• Jump To … +
    case_ignore.foma fallback.EN.foma fallback.ES.foma hyphenate.EN.foma hyphenate.ES.foma morfo.EN.foma morfo.ES.foma normalise.foma tokenize.foma verbs.ES.foma
  • ¶

    Hyphenate (Spanish)

  • ¶

    This script divides Spanish words into syllables.

    Since Spanish pronunciation follows ortography, it would be expected that syllabification based on ortography only would be possible. This is almost true. The problems come with diphtongs and hiatuses, since in different dialects these are made in different situations. Orthographical accents (“tilde” in Spanish) are supposed to help disambiguating pitch accent, and thus determining whether two vowels do or not form a diphtong. However, many of these rules rely on the speaker’s knowledge of the prosody of a given word, so can’t be used effectively only with orthography.

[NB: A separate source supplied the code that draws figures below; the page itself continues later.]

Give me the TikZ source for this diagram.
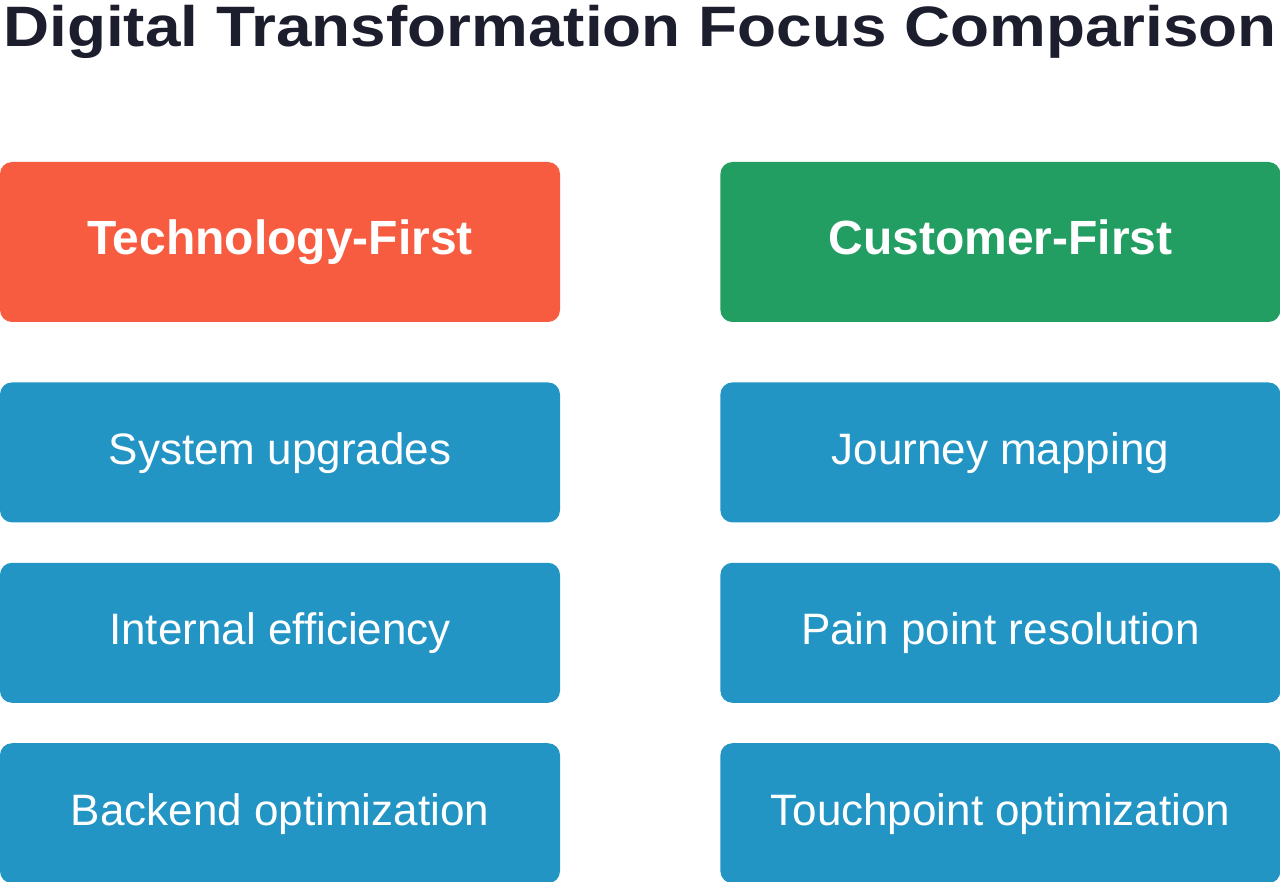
\documentclass[tikz,border=0pt]{standalone}
\usepackage{fontspec}
\setmainfont{Liberation Sans}
\usetikzlibrary{positioning}
\definecolor{TitleInk}{RGB}{28,30,46}
\definecolor{TechRed}{RGB}{248,92,64}
\definecolor{CustGreen}{RGB}{34,158,99}
\definecolor{ItemBlue}{RGB}{35,149,197}
\tikzset{
  titlenode/.style={text=TitleInk,font=\fontsize{57}{64}\selectfont\bfseries,inner sep=0pt,anchor=base},
  headnode/.style={rounded corners=12pt,minimum width=560pt,minimum height=160pt,inner sep=0pt,text=white,font=\fontsize{48}{56}\selectfont\bfseries,text height=36pt,text depth=10pt},
  itemnode/.style={fill=ItemBlue,rounded corners=12pt,minimum width=560pt,minimum height=140pt,inner sep=0pt,text=white,font=\fontsize{44}{52}\selectfont,text height=34pt,text depth=10pt}
}
\begin{document}
\begin{tikzpicture}[node distance=40pt and 160pt]
\useasboundingbox (0pt,0pt) rectangle (1280pt,-882pt);
\node[titlenode] (title) at (640pt,-47pt) {\scalebox{1.12}[1]{Digital Transformation Focus Comparison}};

% column heads
\node[headnode, fill=TechRed] (tech) at (280pt,-242pt) {Technology-First};
\node[headnode, fill=CustGreen, right=of tech] (cust) {Customer-First};

% technology-first items
\node[itemnode, below=60pt of tech] (t1) {System upgrades};
\node[itemnode, below=of t1] (t2) {Internal efficiency};
\node[itemnode, below=of t2] (t3) {Backend optimization};

% customer-first items
\node[itemnode, below=60pt of cust] (c1) {Journey mapping};
\node[itemnode, below=of c1] (c2) {Pain point resolution};
\node[itemnode, below=of c2] (c3) {Touchpoint optimization};
\end{tikzpicture}
\end{document}
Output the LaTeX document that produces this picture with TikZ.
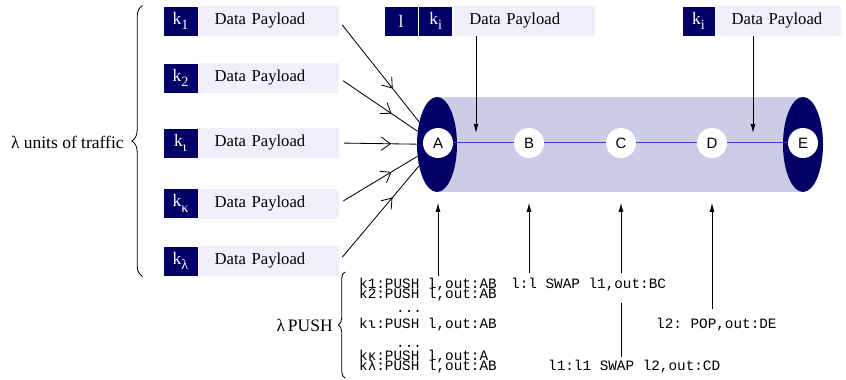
\documentclass[tikz,border=0pt]{standalone}
\usepackage{fontspec}
\setmainfont{Liberation Serif}
\setsansfont{Liberation Sans}
\setmonofont{Liberation Mono}
\usetikzlibrary{positioning,shapes.geometric,decorations.pathreplacing,decorations.markings,arrows.meta}

\definecolor{keyblue}{RGB}{0,0,102}
\definecolor{payfill}{RGB}{240,240,250}
\definecolor{tubefill}{RGB}{204,204,230}
\definecolor{wireblue}{RGB}{60,60,200}

% key with a low, large subscript
\newcommand{\keysub}[1]{k\raisebox{-3.5pt}{\fontsize{8.5}{9}\selectfont #1}}

\tikzset{
    keybox/.style={fill=keyblue, draw=white, line width=0.5pt, text=white, minimum width=21pt, minimum height=18pt, inner sep=0pt, font=\fontsize{10.5}{12}\selectfont},
    payload/.style={fill=payfill, minimum height=18pt, inner ysep=0pt, inner xsep=9.5pt, text width=65pt, align=left, font=\fontsize{10}{12}\selectfont},
    endcap/.style={ellipse, fill=keyblue, minimum width=24pt, minimum height=57pt, inner sep=0pt},
    station/.style={circle, fill=white, minimum size=18pt, inner sep=0pt, font=\sffamily\fontsize{9}{10}\selectfont},
    wire/.style={wireblue, line width=0.6pt},
    feed/.style={line width=0.5pt, shorten <=3pt, postaction={decorate}, decoration={markings, mark=at position 0.67 with {\arrow{Straight Barb[length=5.5pt,width=8pt]}}}},
    dropin/.style={-{Latex[length=5.5pt,width=3pt]}, line width=0.5pt, shorten >=6pt},
    lift/.style={-{Latex[length=5.5pt,width=3pt]}, line width=0.5pt, shorten >=6.3pt},
    cmd/.style={anchor=base west, inner sep=0.5pt, font=\ttfamily\fontsize{8.6}{9}\selectfont},
    curly/.style={decorate, decoration={brace, amplitude=#1}, line width=0.5pt},
    label/.style={anchor=east, inner sep=0pt, font=\fontsize{10.5}{12}\selectfont}
}

\begin{document}
\begin{tikzpicture}[x=0.6pt, y=-0.6pt]
    \useasboundingbox (0,0) rectangle (846,380);

    % incoming packets
    \node[keybox] (k1) at (180.5,21) {\keysub{1}};
    \node[payload, right=0pt of k1] (pay1) {Data Payload};
    \node[keybox] (k2) at (180.5,78) {\keysub{2}};
    \node[payload, right=0pt of k2] (pay2) {Data Payload};
    \node[keybox] (k3) at (180.5,143) {\keysub{ι}};
    \node[payload, right=0pt of k3] (pay3) {Data Payload};
    \node[keybox] (k4) at (180.5,203.5) {\keysub{κ}};
    \node[payload, right=0pt of k4] (pay4) {Data Payload};
    \node[keybox] (k5) at (180.5,261) {\keysub{λ}};
    \node[payload, right=0pt of k5] (pay5) {Data Payload};

    \draw[curly=6.5pt] ([xshift=-12pt]k5.south west) -- ([xshift=-12pt]k1.north west);
    \node[label] (traffic) at (124,142) {λ units of traffic};

    % packets on the path
    \node[keybox, minimum width=20.4pt] (lbl) at (401,21) {l};
    \node[keybox, minimum width=20.4pt, right=0pt of lbl] (ki1) {\keysub{i}};
    \node[payload, text width=65.6pt, right=0pt of ki1] (pay6) {Data Payload};
    \node[keybox, minimum width=19.8pt] (ki2) at (698.5,21) {\keysub{i}};
    \node[payload, text width=56pt, right=0pt of ki2] (pay7) {Data Payload};

    % tunnel
    \fill[tubefill] (437,97) rectangle (803,192);
    \node[endcap] (capL) at (437,144.5) {};
    \node[endcap] (capR) at (803,144.5) {};

    \node[station] (A) at (438,143) {A};
    \node[station] (B) at (529,143) {B};
    \node[station] (C) at (621,143) {C};
    \node[station] (D) at (712,143) {D};
    \node[station] (E) at (803,143) {E};
    \draw[wire] (A) -- (B) -- (C) -- (D) -- (E);

    \draw[feed] (pay1.east) -- (capL);
    \draw[feed] (pay2.east) -- (capL);
    \draw[feed] (pay3.east) -- (capL);
    \draw[feed] (pay4.east) -- (capL);
    \draw[feed] (pay5.east) -- (capL);

    \coordinate (drop1) at (476,143);
    \coordinate (drop2) at (753,143);
    \draw[dropin] (pay6.south -| drop1) -- (drop1);
    \draw[dropin] (pay7.south -| drop2) -- (drop2);

    % label operations
    \node[cmd] (push1) at (358,288) {k1:PUSH l,out:AB};
    \node[cmd] (push2) at (358,298) {k2:PUSH l,out:AB};
    \node[cmd] (dots1) at (395,312) {...};
    \node[cmd] (push3) at (358,328) {kι:PUSH l,out:AB};
    \node[cmd] (dots2) at (395,347) {...};
    \node[cmd] (push4) at (358,360) {kκ:PUSH l,out:A};
    \node[cmd] (push5) at (358,370) {kλ:PUSH l,out:AB};

    \draw[curly=4pt] (345,378) -- (345,272);
    \node[label] (pushes) at (333,325) {λ\,PUSH};

    \node[cmd, text height=7pt] (swapCD) at (547,370) {l1:l1 SWAP l2,out:CD};
    \draw[lift] (swapCD.north -| C) -- (C |- capL.south);
    \node[cmd, fill=white, inner ysep=0pt, text height=9pt, text depth=9pt] (swapBC) at (510,288) {l:l SWAP l1,out:BC};
    \node[cmd, text height=10.5pt] (pop) at (655,328) {l2: POP,out:DE};

    \draw[lift] (push1.north -| A) -- (A |- capL.south);
    \draw[lift] (swapBC.north -| B) -- (B |- capL.south);
    \draw[lift] (pop.north -| D) -- (D |- capL.south);

\end{tikzpicture}
\end{document}
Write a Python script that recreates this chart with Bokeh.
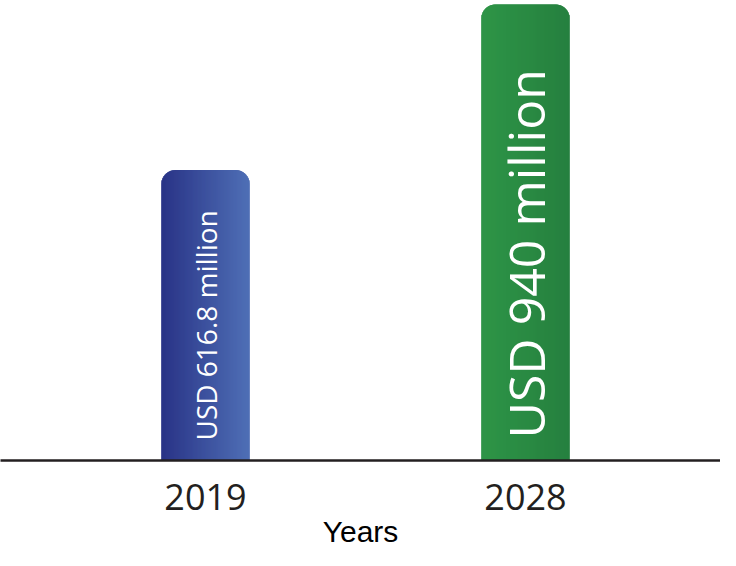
import numpy as np
from bokeh.plotting import figure
from bokeh.models import Range1d, FixedTicker, ColumnDataSource
from bokeh.core.properties import value
from bokeh.embed import file_html
from bokeh.resources import INLINE

# ---- data ----
years = ["2019", "2028"]
market_usd_million = [616.8, 940]
bar_labels = ["USD 616.8 million", "USD 940 million"]

# ---- styling ----
W, H = 720, 550
B = 89                      # bottom border (axis area)
FRAME_H = H - B
Y0 = 50.0                   # value axis baseline as in reference
PX_PER_Y = 457 / (940 - Y0)
Y1 = Y0 + FRAME_H / PX_PER_Y
PX_PER_X = 320.0
X_START = -205 / PX_PER_X
X_END = X_START + W / PX_PER_X
BAR_W = 88 / PX_PER_X
RADIUS_PX = 14
grad_left = [(0x28, 0x31, 0x84), (0x2f, 0x96, 0x48)]
grad_right = [(0x51, 0x72, 0xb8), (0x26, 0x7f, 0x3f)]
label_sizes = ["28px", "50px"]
label_offsets = [-20, -22]

xs = list(range(len(years)))

p = figure(width=W, height=H, output_backend="svg", toolbar_location=None,
           x_range=Range1d(X_START, X_END), y_range=Range1d(Y0, Y1),
           min_border_left=0, min_border_right=0, min_border_top=0,
           min_border_bottom=B)
p.outline_line_color = None
p.grid.visible = False
p.yaxis.visible = False
p.background_fill_color = "white"
p.border_fill_color = "white"

def hexc(c):
    return "#%02x%02x%02x" % tuple(int(round(v)) for v in c)

# base bars (mean colour, rounded top)
mean_cols = [hexc([(a + b) / 2 for a, b in zip(l, r)]) for l, r in zip(grad_left, grad_right)]
p.vbar(x=xs, top=market_usd_million, bottom=0, width=BAR_W, fill_color=mean_cols,
       line_color=None, border_radius=(RADIUS_PX, RADIUS_PX, 0, 0))

# horizontal gradient emulated by thin strips following the rounded top
npx = 88
sx, stop, scol, sw = [], [], [], []
for i, (xc, v) in enumerate(zip(xs, market_usd_million)):
    for k in range(npx):
        d = min(k, npx - 1 - k) + 0.5
        drop = 0.0
        if d < RADIUS_PX:
            drop = RADIUS_PX - np.sqrt(RADIUS_PX ** 2 - (RADIUS_PX - d) ** 2)
        t = k / (npx - 1)
        col = [grad_left[i][j] * (1 - t) + grad_right[i][j] * t for j in range(3)]
        sx.append(xc - BAR_W / 2 + (k + 0.5) / PX_PER_X)
        stop.append(v - drop / PX_PER_Y)
        scol.append(hexc(col))
        sw.append(1.4 / PX_PER_X)
p.vbar(x=sx, top=stop, bottom=0, width=sw, fill_color=scol, line_color=None)

# in-bar labels
src = ColumnDataSource(dict(x=xs, y=[Y0] * len(xs), text=bar_labels, size=label_sizes,
                            yo=label_offsets))
p.text(x="x", y="y", text="text", source=src, angle=np.pi / 2, text_align="left",
       text_baseline="middle", text_color="white", text_font=value("Open Sans"),
       text_font_size="size", y_offset="yo")

# x axis
ax = p.xaxis[0]
ax.ticker = FixedTicker(ticks=xs)
ax.major_label_overrides = {x: y for x, y in zip(xs, years)}
ax.axis_line_color = "#231f20"
ax.axis_line_width = 2.5
ax.major_tick_line_color = None
ax.minor_tick_line_color = None
ax.major_label_text_font = "Open Sans"
ax.major_label_text_font_size = "36px"
ax.major_label_text_color = "#231f20"
ax.major_label_standoff = 17
ax.axis_label = "Years"
ax.axis_label_text_font = "Liberation Sans"
ax.axis_label_text_font_size = "30px"
ax.axis_label_text_font_style = "normal"
ax.axis_label_text_color = "black"
ax.axis_label_standoff = 2

open("out.html", "w").write(file_html(p, INLINE))
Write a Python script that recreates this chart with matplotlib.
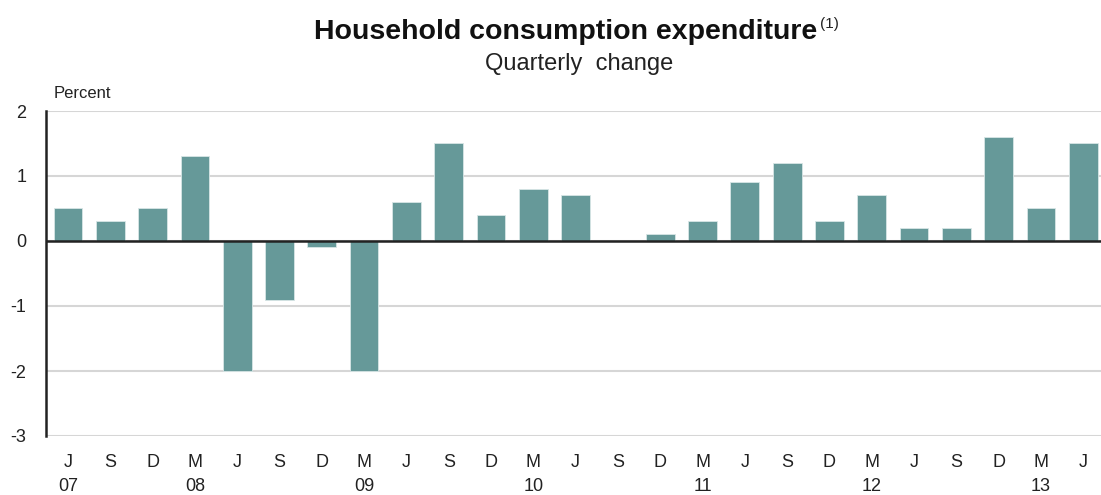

    When possible, the rules stated by the Real Academia de la Lengua (supervisor body of Spanish) are followed.

  • ¶

    Consonants

  • ¶

    Consonants can be divided in a number of groups depending on the combinations with other consonants they allow, and their order in this clusters. The groups’ names are probably very linguistically incorrect, but the author is not a linguist and very lacking in proper terminology.

    In the special digraphs qU and gU, the uppercase U is used to indicate that this is not a vowel, so it is not erroneously incorporated into the nucleus.

    define OnsetOnly [{rr}|{ch}|h|j|{ll}|Y|ñ|{qU}|{gU}];
    define Alone [m|n|s|x|y|z];
    define Liquid [m|n|s];
    define Hard [b|c|d|f|g|k|p|t|v|w];
    define Soft [l|r];
  • ¶

    Spanish allows much shorter consonant clusters than English, and onset and coda are clearly different.

    define Onset OnsetOnly | Alone | [(Hard) (Soft)];
    define Coda (Hard | Soft | Alone) (Liquid);
  • ¶

    Vowels

  • ¶

    Vowels with a “tilde” (accent) have the pitch accent of the word, so they are always the strong partner in a diphtong. Some sources state that when a tilde is present, there is no diphtong, but the author has not found conclusive arguments, and in his particular dialect this happens to not (always) be true.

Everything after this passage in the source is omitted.